_THE PROBLEM_.
What is the number of lines in the data that hold the string "drawn"? Reply with that number only.

_GIVEN DATA_.
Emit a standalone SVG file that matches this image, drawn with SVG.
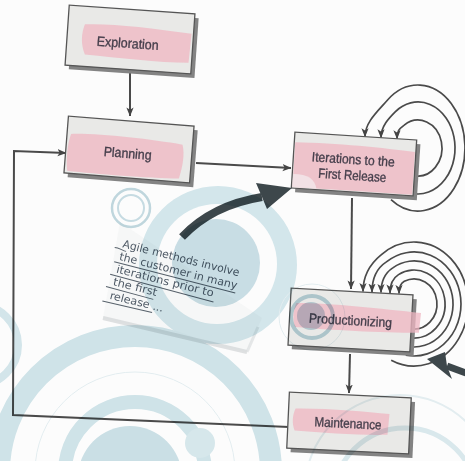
<svg xmlns="http://www.w3.org/2000/svg" width="465" height="461" viewBox="0 0 465 461">
  <defs>
    <style>
      .box { fill: #e9e9e7; stroke: #555; stroke-width: 1.3; }
      .shadow { fill: #838383; }
      .hl { fill: #efb5c2; opacity: 0.75; }
      .label { font-family: "Liberation Sans", Arial, sans-serif; font-size: 13.5px; fill: #463f4c; stroke: #463f4c; stroke-width: 0.35; text-anchor: middle; }
      .flow { fill: none; stroke: #4a4a4a; stroke-width: 2; }
      .loop { fill: none; stroke: #4a4a4a; stroke-width: 1.7; }
      .hand { font-family: "DejaVu Sans", "Liberation Sans", sans-serif; font-size: 11px; fill: #4f5a66; }
      .uline { fill: none; stroke: #56606a; stroke-width: 1; }
      .deco { mix-blend-mode: multiply; }
    </style>
    <marker id="ah" viewBox="0 0 10 10" refX="9.5" refY="5" markerWidth="9" markerHeight="9" markerUnits="userSpaceOnUse" orient="auto">
      <path d="M0,1 L10,5 L0,9 L2.5,5 z" fill="#444"/>
    </marker>
  </defs>

  <rect width="465" height="461" fill="#fcfcfc"/>

  <!-- note paper -->
  <g id="note-paper">
    <polygon points="103,318 247,352 262,318 120,222" fill="#f6f7f7"/>
    <path d="M103,318 L247,352" stroke="#d6d8d9" stroke-width="4" fill="none" opacity="0.8"/>
    <path d="M247,352 L258,327" stroke="#dcdedf" stroke-width="3" fill="none" opacity="0.7"/>
  </g>

  <!-- self loops (drawn under the boxes) -->
  <g id="loops">
    <path class="loop" d="M413.8,175.6 A24,28 0 1 0 404.2,125.1 C399,129 397,131 397,138.8" marker-end="url(#ah)"/>
    <path class="loop" d="M411.6,193.3 A37,46 0 1 0 395.2,111.8 C389,118 381,126 381,137.8" marker-end="url(#ah)"/>
    <path class="loop" d="M391,199.6 A47,63 0 1 0 387.8,99.7 C378,111 365,122 365,136.8" marker-end="url(#ah)"/>

    <path class="loop" d="M410,328.6 A23,25 0 1 0 404.3,281.3 C401,283 399,286 399,293.5" marker-end="url(#ah)"/>
    <path class="loop" d="M408.6,337.5 A31,34 0 1 0 398.5,274.6 C393,278 390,284 390,293" marker-end="url(#ah)"/>
    <path class="loop" d="M407.2,346.3 A39,43 0 1 0 392.8,267.9 C385,273 381,281 381,292.6" marker-end="url(#ah)"/>
    <path class="loop" d="M405.8,355.2 A47,52 0 1 0 386.4,261.9 C377,268 372,279 372,292.1" marker-end="url(#ah)"/>
    <path class="loop" d="M391.2,360.2 A54,62 0 1 0 380.8,255.1 C370,264 363,277 363,291.6" marker-end="url(#ah)"/>
  </g>

  <!-- connectors -->
  <g id="connectors">
    <path class="flow" d="M130,73 L130,116" marker-end="url(#ah)"/>
    <path class="flow" d="M196,163 L291,168" marker-end="url(#ah)"/>
    <path class="flow" d="M352,198 L351,289" marker-end="url(#ah)"/>
    <path class="flow" d="M350,354 L349,393" marker-end="url(#ah)"/>
    <path class="flow" d="M289,427 L13,415 L14,151 L66,153" marker-end="url(#ah)"/>
  </g>

  <!-- process boxes -->
  <g id="exploration" transform="translate(130,39.5) rotate(4)">
    <rect class="shadow" x="-59" y="-26" width="126" height="60"/>
    <rect class="box" x="-63" y="-30" width="126" height="60"/>
    <path class="hl" d="M-46,-12 C-20,-15 20,-13 61,-10 L60,19 C30,21 -10,19 -44,18 C-49,8 -49,-3 -46,-12 z"/>
    <text class="label" x="-2" y="8.5" textLength="62" lengthAdjust="spacingAndGlyphs">Exploration</text>
  </g>

  <g id="planning" transform="translate(129,149.5) rotate(4.5)">
    <rect class="shadow" x="-59" y="-24.5" width="126" height="57"/>
    <rect class="box" x="-63" y="-28.5" width="126" height="57"/>
    <path class="hl" d="M-59,-11 C-30,-14 20,-12 53,-9 C56,0 55,12 52,25 C20,27 -30,27 -60,26 C-62,14 -62,0 -59,-11 z"/>
    <text class="label" x="-1" y="8.5" textLength="48" lengthAdjust="spacingAndGlyphs">Planning</text>
  </g>

  <g id="iterations" transform="translate(354,164) rotate(3.7)">
    <rect class="shadow" x="-57" y="-24" width="122" height="56"/>
    <rect class="box" x="-61" y="-28" width="122" height="56"/>
    <path class="hl" d="M-60,-18 C-20,-20 30,-18 60,-16 L60,27 C20,27 -20,27 -60,27 z"/>
    <path d="M-60,14 C-45,13 -38,18 -36,27 L-60,27 z" fill="#f3eef0" opacity="0.7"/>
    <text class="label" x="-1" y="0" textLength="83" lengthAdjust="spacingAndGlyphs">Iterations to the</text>
    <text class="label" x="-1" y="16" textLength="68" lengthAdjust="spacingAndGlyphs">First Release</text>
  </g>

  <g id="productionizing" transform="translate(350.5,320) rotate(3.2)">
    <rect class="shadow" x="-57" y="-24.5" width="122" height="57"/>
    <rect class="box" x="-61" y="-28.5" width="122" height="57"/>
    <path class="hl" d="M-55,-14 C-20,-16 30,-13 70,-11 L69,9 C30,11 -20,11 -55,10 C-58,2 -58,-6 -55,-14 z"/>
    <text class="label" x="0" y="5" textLength="83" lengthAdjust="spacingAndGlyphs">Productionizing</text>
  </g>

  <g id="maintenance" transform="translate(349,423) rotate(2.7)">
    <rect class="shadow" x="-57" y="-24" width="122" height="56"/>
    <rect class="box" x="-61" y="-28" width="122" height="56"/>
    <path class="hl" d="M-54,-12 C-20,-14 15,-12 40,-11 L39,10 C10,12 -25,11 -54,10 C-57,3 -57,-5 -54,-12 z"/>
    <text class="label" x="-1" y="5" textLength="67" lengthAdjust="spacingAndGlyphs">Maintenance</text>
  </g>

  <!-- bold pointer arrows -->
  <g id="pointers" fill="#3d474b">
    <path d="M182,237 C200,218 225,203 262,197" stroke="#3d474b" stroke-width="8" fill="none"/>
    <polygon points="292,188 256,183 262,197 267,209"/>
    <path d="M447,366 L466,373" stroke="#3d474b" stroke-width="7" fill="none"/>
    <polygon points="427,359 445,352 447,366 452,379"/>
  </g>

  <!-- handwritten note -->
  <g id="note" transform="translate(121,247) rotate(14)">
    <text class="hand" x="1" y="0" textLength="120" lengthAdjust="spacingAndGlyphs">Agile methods involve</text>
    <text class="hand" x="1" y="13" textLength="121" lengthAdjust="spacingAndGlyphs">the customer in many</text>
    <text class="hand" x="1" y="26" textLength="100" lengthAdjust="spacingAndGlyphs">iterations prior to</text>
    <text class="hand" x="1" y="39" textLength="45" lengthAdjust="spacingAndGlyphs">the first</text>
    <text class="hand" x="1" y="53" textLength="55" lengthAdjust="spacingAndGlyphs">release ...</text>
    <path class="uline" d="M-6,2 C-2,1 2,3 6,3"/>
    <path class="uline" d="M-3,16 L122,17"/>
    <path class="uline" d="M-4,29 L103,31"/>
    <path class="uline" d="M-5,42 L44,43"/>
    <path class="uline" d="M-5,57 L46,56"/>
  </g>

  <!-- decorative circles -->
  <g id="decor" class="deco">
    <circle cx="218" cy="265" r="79" fill="#d6e9ee"/>
    <circle cx="217" cy="264" r="60" fill="#ffffff"/>
    <circle cx="216" cy="263" r="44" fill="#cbe0e7"/>
    <circle cx="131" cy="208" r="19" fill="none" stroke="#c2d9e0" stroke-width="2.5"/>
    <circle cx="131" cy="208" r="13" fill="none" stroke="#c9dee5" stroke-width="2"/>
    <circle cx="312" cy="317" r="33" fill="none" stroke="#e6f0f3" stroke-width="1"/>
    <circle cx="312" cy="317" r="21" fill="none" stroke="#bcd7df" stroke-width="4"/>
    <circle cx="311" cy="316" r="14" fill="#c3dae3"/>
    <circle cx="135" cy="472" r="136" fill="none" stroke="#d2e6eb" stroke-width="22"/>
    <circle cx="135" cy="472" r="100" fill="none" stroke="#e6f0f3" stroke-width="1"/>
    <circle cx="135" cy="472" r="70" fill="none" stroke="#d2e6eb" stroke-width="14"/>
    <circle cx="130" cy="478" r="52" fill="#cde2e8"/>
    <circle cx="200" cy="443" r="15" fill="#d9eaee"/>
    <circle cx="-22" cy="345" r="40" fill="none" stroke="#d6e8ed" stroke-width="8"/>
    <circle cx="400" cy="490" r="95" fill="none" stroke="#e6f0f3" stroke-width="2"/>
    <circle cx="405" cy="500" r="72" fill="none" stroke="#dcebef" stroke-width="5"/>
  </g>
</svg>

_EXERCISE OUTPUT_.
2